The endeavour of understanding and supporting neurological conditions seems to have struggled within an historical paradox. The dominant paradigm of reducing down to the individual level (brain, self, individual emotional functioning, client-centred, etc.) has gained much (notably shining an increasingly bright spotlight on the qualities and complexities of subjective experience for those with neurological conditions). However this has been alongside the concurrent needs (and influences) of significant others connected to a person with a neurological condition within their tapestry of social relationships, from family outwards to different wider communities. These needs have historically not been responded to as ‘core business’ in many neurological services around the world, despite the voices of relatives, and other non-specialist agencies have become fractionated arenas where the needs of significant others may or may not be met.
The picture that emerges from these service trends is fractionated and punctuated as a result – too myopic to represent both the full health and social care costs of developmental, acquired and progressive neurological conditions across the lifespan for all connected in a social network, and the complex interconnected and reciprocal influences between people with neurological conditions and significant others. Perhaps a key construct that is most obscured by this frame is the space/processes between all people concerned: the relationships themselves. In my own clinical experience I have found a helpful and well-received conversation with relatives and friends that metaphorically describes the ripple of a problematic wave, emanating from the lesion in one person’s brain, but passing through and disabling the minds of all concerned (this would of course include clinicians and the interpersonal challenges that we face in our work with our clients, particularly in longer-term work. We are not immune from the wave!).
But times are changing and we are in an exciting period of clinical-academic scholarship in the clinical neurosciences and related therapeutic traditions. The social neuroscience revolution no longer permits the view of isolated brains as valid, they are inherently social and this parameter cannot be abandoned in studying their function and dysfunction (importantly the latter prompts us to consider the direct impact of a lesion on another’s mind via the intersubjective tapestry of connection). These developments have been unusually slow in translating over to intervention but this is progressing. The clinical rehabilitation and enablement traditions have necessarily broadened their theoretical tool-kits from neuroscience to theories that are inherently social, such as group psychotherapy, couples and family therapy, postmodern traditions such as social constructionism and socio-linguistics, critical social theory and community psychology. These applications have prompted and co-evolved with emerging clinical practices involving the client and their significant others. Excitingly, this emerging trend can be characterised as a move away from a rigid focus on independence to the rehabilitation/support of inter-dependence and the bonds/connections between people.
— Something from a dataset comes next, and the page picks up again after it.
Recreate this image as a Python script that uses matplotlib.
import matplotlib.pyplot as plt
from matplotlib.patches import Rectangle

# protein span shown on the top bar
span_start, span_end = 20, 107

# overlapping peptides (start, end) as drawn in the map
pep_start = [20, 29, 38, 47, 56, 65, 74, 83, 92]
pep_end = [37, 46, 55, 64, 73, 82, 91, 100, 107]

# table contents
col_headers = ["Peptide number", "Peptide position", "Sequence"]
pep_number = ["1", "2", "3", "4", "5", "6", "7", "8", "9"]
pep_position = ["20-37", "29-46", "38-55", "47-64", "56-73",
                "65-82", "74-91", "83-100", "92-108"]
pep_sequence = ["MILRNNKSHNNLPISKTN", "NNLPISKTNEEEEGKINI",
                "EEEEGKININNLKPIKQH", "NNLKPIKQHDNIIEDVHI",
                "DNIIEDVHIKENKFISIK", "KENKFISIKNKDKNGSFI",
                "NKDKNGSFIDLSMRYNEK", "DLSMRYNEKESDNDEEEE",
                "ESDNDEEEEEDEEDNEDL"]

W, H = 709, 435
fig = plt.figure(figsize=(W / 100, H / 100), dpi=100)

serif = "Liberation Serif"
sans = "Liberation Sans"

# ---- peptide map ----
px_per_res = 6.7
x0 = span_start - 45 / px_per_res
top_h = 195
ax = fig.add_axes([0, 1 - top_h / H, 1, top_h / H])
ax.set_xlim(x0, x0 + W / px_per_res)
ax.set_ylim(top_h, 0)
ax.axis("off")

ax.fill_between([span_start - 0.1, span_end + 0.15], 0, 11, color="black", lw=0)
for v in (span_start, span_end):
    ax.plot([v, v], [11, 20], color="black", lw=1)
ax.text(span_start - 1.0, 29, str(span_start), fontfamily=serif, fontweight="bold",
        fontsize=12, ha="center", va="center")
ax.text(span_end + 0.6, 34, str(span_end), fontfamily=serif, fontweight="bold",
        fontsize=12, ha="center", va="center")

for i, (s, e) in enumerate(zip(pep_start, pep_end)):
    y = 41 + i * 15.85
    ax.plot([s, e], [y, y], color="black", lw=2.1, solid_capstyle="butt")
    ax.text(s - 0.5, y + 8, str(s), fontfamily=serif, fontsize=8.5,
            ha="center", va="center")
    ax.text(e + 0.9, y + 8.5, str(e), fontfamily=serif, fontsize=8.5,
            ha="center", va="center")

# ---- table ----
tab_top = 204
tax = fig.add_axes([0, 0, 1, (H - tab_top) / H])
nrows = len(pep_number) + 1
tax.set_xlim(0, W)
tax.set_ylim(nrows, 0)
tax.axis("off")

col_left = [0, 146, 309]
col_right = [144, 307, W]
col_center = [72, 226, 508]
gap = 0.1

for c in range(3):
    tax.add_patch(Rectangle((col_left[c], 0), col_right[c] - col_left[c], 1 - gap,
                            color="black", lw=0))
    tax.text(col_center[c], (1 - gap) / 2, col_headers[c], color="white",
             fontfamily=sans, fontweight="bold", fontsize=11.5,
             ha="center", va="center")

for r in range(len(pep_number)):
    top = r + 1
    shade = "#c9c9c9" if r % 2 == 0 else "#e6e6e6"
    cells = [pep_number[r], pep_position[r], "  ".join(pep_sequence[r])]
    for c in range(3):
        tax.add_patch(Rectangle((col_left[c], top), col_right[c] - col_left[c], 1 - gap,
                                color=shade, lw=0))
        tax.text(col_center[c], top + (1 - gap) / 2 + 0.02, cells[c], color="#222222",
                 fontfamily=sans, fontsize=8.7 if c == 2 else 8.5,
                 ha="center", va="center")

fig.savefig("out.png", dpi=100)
Community and vocational rehabilitation services have necessarily had to involve large groups of people in contexts very distant from the neurology clinic.
I believe this special issue on relationships following neurological conditions across the lifespan is a fine example of these contemporary developments. As a counter-process to relationship-disconnection and breakdown following neuropathology, the following pages are a product of truly international and interdisciplinary collaboration and connection: the topic spans professional boundaries and geographical borders and as such should be a core concern for many. A range of approaches and methodologies are brought to bear on the complexity and diversity of relationship changes in neurological conditions. It is significant that relationships of all kinds are explored across the contributions: family (Helps; Gan and colleagues; Togher and colleagues; Tams and colleagues), couples (Kreutzer and colleagues), intimate relationships with self and others (Simpson and colleagues), friendships (Palmer & Herbert), and work colleagues (Yeates and colleagues). The conditions represented include developmental (Helps), acquired in childhood (Gan and colleagues) and adulthood (Togher and colleagues; Simpson and colleagues; Palmer & Herbert and Yeates and colleagues), and progressive (Tams and colleagues). A collection of papers such as this supports the idea that relationship challenges may be one of the most ubiquitous sequelae across neurological conditions, over a lifespan, and speaks to the interrelationship of neuropathology and human experience.
The data and ideas explored here offer direct suggestions for clinical work orientated to relationships of all kinds, and I hope readers will find value in the forthcoming pages. It has been a pleasure inviting and collating these submissions and I would like to thank the editors of NeuroRehabilitation for inviting me to act as a guest for this role. I am sure this will be a historically important collection of work, as part of the ongoing turn to the relational in neurorehabilitation and related fields.